Data management is a critically important foundation for enabling applications, analytics, business intelligence and machine learning.
Over the course of 2020, a number of key trends emerged as data management vendors and users alike were affected by the global coronavirus pandemic and the need to accelerate data insights cost effectively.
Among the clear trends that have emerged is the need for organizations to make better use of cloud storage to enable data lakes that are more than just data swamps. Multiple vendors and open source projects took up the challenge of optimizing data lakes in 2020, with different data lake engines and query technologies.
2021: Lakehouses and Iceberg on the horizon
Another key data management trend in 2020 was the concept of the data lakehouse. The data lakehouse is a technical architecture that combines the best elements of data lake and data warehouse models.
The lakehouse concept was pioneered by Databricks in 2019 with the vendor’s open source Delta Lake project. In 2020, the lakehouse concept became commercially available with the San Francisco-based vendor’s Delta Engine technology introduced in June and further expanded in the Databricks Unified Data Analytics Platform released in November.
“Databricks has long been known for supporting data science workloads, but it stepped up on the business intelligence and data warehousing side in 2020 with its lakehouse,” commented Doug Henschen, an analyst at Constellation Research.
Henschen added that it’s no simple matter meeting mission-critical needs for business intelligence and analytics at scale. While Databricks likes to tout query speed performance stats, in Henschen’s view that is just half the story.
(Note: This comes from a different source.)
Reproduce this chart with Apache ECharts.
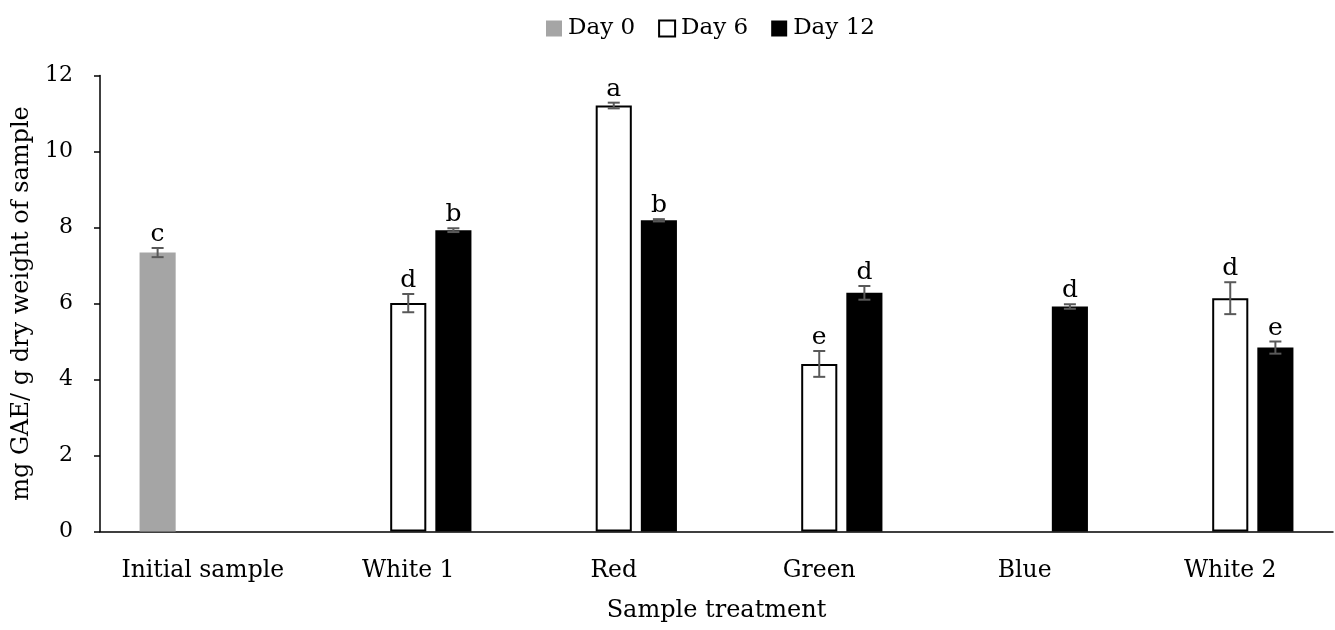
<!DOCTYPE html>
<html>
<head>
<meta charset="utf-8">
<script src="https://cdn.jsdelivr.net/npm/echarts@6/dist/echarts.min.js"></script>
<style>html,body{margin:0;padding:0;background:#fff}#c{width:1335px;height:630px}</style>
</head>
<body>
<div id="c"></div>
<script>
const categories = ['Initial sample', 'White 1', 'Red', 'Green', 'Blue', 'White 2'];
const seriesNames = ['Day 0', 'Day 6', 'Day 12'];
const day0 = [7.34, null, null, null, null, null];
const day6 = [null, 6.01, 11.21, 4.41, null, 6.14];
const day12 = [null, 7.93, 8.19, 6.28, 5.92, 4.84];
const err0 = [0.12, null, null, null, null, null];
const err6 = [null, 0.24, 0.075, 0.34, null, 0.42];
const err12 = [null, 0.05, 0.03, 0.18, 0.06, 0.16];
const let0 = ['c', '', '', '', '', ''];
const let6 = ['', 'd', 'a', 'e', '', 'd'];
const let12 = ['', 'b', 'b', 'd', 'd', 'e'];
const yTicks = [0, 2, 4, 6, 8, 10, 12];

const FONT = 'DejaVu Serif';
const BAR_GAP = 0.25, CAT_GAP = 0.385;
const vals = [day0, day6, day12];
const errs = [err0, err6, err12];
const lets = [let0, let6, let12];

function errData(k) {
  const out = [];
  categories.forEach((c, i) => {
    if (vals[k][i] != null) out.push([i, vals[k][i], errs[k][i], lets[k][i]]);
  });
  return out;
}

function makeErr(k) {
  return {
    type: 'custom',
    name: seriesNames[k] + ' err',
    z: 5,
    silent: true,
    renderItem: function (params, api) {
      const ci = api.value(0), v = api.value(1), e = api.value(2);
      const label = api.value(3);
      const catW = api.size([1, 0])[0];
      const bw = catW * (1 - CAT_GAP) / (3 + 2 * BAR_GAP);
      const center = api.coord([ci, v]);
      const x = center[0] + (k - 1) * bw * (1 + BAR_GAP);
      const pHi = api.coord([ci, v + e]);
      const pLo = api.coord([ci, v - e]);
      const cap = 6;
      const st = { stroke: '#595959', lineWidth: 2 };
      return {
        type: 'group',
        children: [
          { type: 'line', shape: { x1: x, y1: pHi[1], x2: x, y2: pLo[1] }, style: st },
          { type: 'line', shape: { x1: x - cap, y1: pHi[1], x2: x + cap, y2: pHi[1] }, style: st },
          { type: 'line', shape: { x1: x - cap, y1: pLo[1], x2: x + cap, y2: pLo[1] }, style: st },
          { type: 'text', style: { x: x, y: pHi[1] - 1, text: label, textAlign: 'center', textVerticalAlign: 'bottom', font: '25px "' + FONT + '"', fill: '#000' } }
        ]
      };
    },
    data: errData(k)
  };
}

const chart = echarts.init(document.getElementById('c'), null, { renderer: 'canvas' });
chart.setOption({
  animation: false,
  backgroundColor: '#fff',
  textStyle: { fontFamily: FONT, color: '#000' },
  legend: {
    data: seriesNames,
    top: 12,
    left: 541,
    icon: 'rect',
    itemWidth: 16,
    itemHeight: 16,
    itemGap: 23,
    textStyle: { fontFamily: FONT, fontSize: 23, color: '#000', padding: [0, 0, 0, 1] }
  },
  grid: { left: 100, right: 2, top: 75.5, bottom: 98.5, containLabel: false },
  xAxis: {
    type: 'category',
    data: categories,
    name: 'Sample treatment',
    nameLocation: 'middle',
    nameGap: 67,
    nameTextStyle: { fontFamily: FONT, fontSize: 24, color: '#000' },
    axisLine: { lineStyle: { color: '#000', width: 1.5 } },
    axisTick: { show: false },
    axisLabel: { fontFamily: FONT, fontSize: 23.5, color: '#000', margin: 27, interval: 0 }
  },
  yAxis: {
    type: 'value',
    min: yTicks[0],
    max: yTicks[yTicks.length - 1],
    interval: 2,
    name: 'mg GAE/ g dry weight of sample',
    nameLocation: 'middle',
    nameGap: 56,
    nameTextStyle: { fontFamily: FONT, fontSize: 24, color: '#000' },
    axisLine: { show: true, lineStyle: { color: '#000', width: 1.5 } },
    axisTick: { show: true, inside: false, length: 6, lineStyle: { color: '#000', width: 1.5 } },
    splitLine: { show: false },
    axisLabel: { fontFamily: FONT, fontSize: 22, color: '#000', margin: 27 }
  },
  series: [
    { type: 'bar', name: seriesNames[0], data: day0, barGap: '25%', barCategoryGap: '38.5%',
      itemStyle: { color: '#A5A5A5' } },
    { type: 'bar', name: seriesNames[1], data: day6, barGap: '25%', barCategoryGap: '38.5%',
      itemStyle: { color: '#FFFFFF', borderColor: '#000', borderWidth: 2 } },
    { type: 'bar', name: seriesNames[2], data: day12, barGap: '25%', barCategoryGap: '38.5%',
      itemStyle: { color: '#000000' } },
    makeErr(0), makeErr(1), makeErr(2)
  ]
});
</script>
</body>
</html>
For 2021, he’s looking to see how Databricks’ technology is adopted by customers with high concurrency among users and queries.
While the lakehouse concept has its set of adherents, with Databricks and the open source delta lake project, a rival effort emerged in 2020 that is set to have a big year in 2021. That is the open source Apache Iceberg project, originally developed at streaming media giant Netflix.
“Iceberg is actually an open table format for huge analytic data sets,” explained Daniel Weeks, engineering manager for big data compute at Netflix, at the Subsurface virtual conference in July. “It’s an open community standard with a specification to ensure compatibility across languages and implementations.”
Beyond Netflix, both Apple and Expedia are early users of Iceberg, which is positioned to break out for wider adoption in 2021. To this point, Iceberg has been an open source community effort, but that will change in 2021 as enterprise-supported tools emerge. The earliest commercially supported platform that will integrate Iceberg is likely to be from Dremio, a data lake engine vendor based in Santa Clara, Calif.
Dremio was busy in 2020 building out its platform that enables users to query data lakes in an optimized system for business intelligence and analytics.
Dremio has been an active participant and contributor in the open source Iceberg project and is the host of the Subsurface conference. In 2021, the company plans on integrating Iceberg into its platform, which will provide an alternative approach to the Databricks lakehouse approach.
Whether an Iceberg-based method to enable easier data management in a data lake will be faster or more efficient than a lakehouse model remains to be seen, but it will be a key trend to watch in 2021.
Spark vs. Presto
Another emerging trend for data management in 2021 will be in the data query sector.
The open source Apache Spark query engine had a major release in 2020 with it 3.0 milestone that became generally available on June 18. Spark 3.0 introduced the Adaptive Query Execution (AQE) feature to accelerate data queries.
Challenging Spark in 2020 was the open source Presto project that gained the support of multiple commercial vendors all vying to take workload share from Spark.
Among the vendors that emerged in 2020 with Presto is Starburst, which raised $42 million in funding on June 16. The company’s core platform is Starburst Enterprise Presto, which was updated in July 2020 with capabilities to support data queries on Hadoop workloads and cloud data lakes.
Another vendor that emerged in 2020 to bring Presto to enterprises is Ahana, which raised $4.8 million in seed funding on Sept. 22. Alongside the financing, the company introduced its Ahana Cloud for Presto system, providing a managed service for organizations using Presto.
Adding further momentum to the growing use of Presto, on Dec. 8 the Varada Data Platform became generally available. Varada’s data virtualization platform embeds Presto as the engine that helps to enable data queries against disparate sources of data.
Presto is not likely going to displace Spark as the dominant SQL query engine in 2021, but it will undoubtedly attract new users and vendors as enterprises seek to optimize data management queries.
Personal data management in 2021
While enabling organizations to more effectively use data is a key trend for 2021, so too is the need for improved personal data management.
Enterprise Strategy Group (ESG) analyst Mike Leone noted that the market for personal data management is made up of a collection of vendors, including new entrants such as Dataswift and Inrupt that are focused on enabling end users to control their own personal data.
“I think throughout this year, we’ll see end users demand more control of their own data and we’ll see governing bodies step up their game to address end-user data privacy concerns,” Leone said.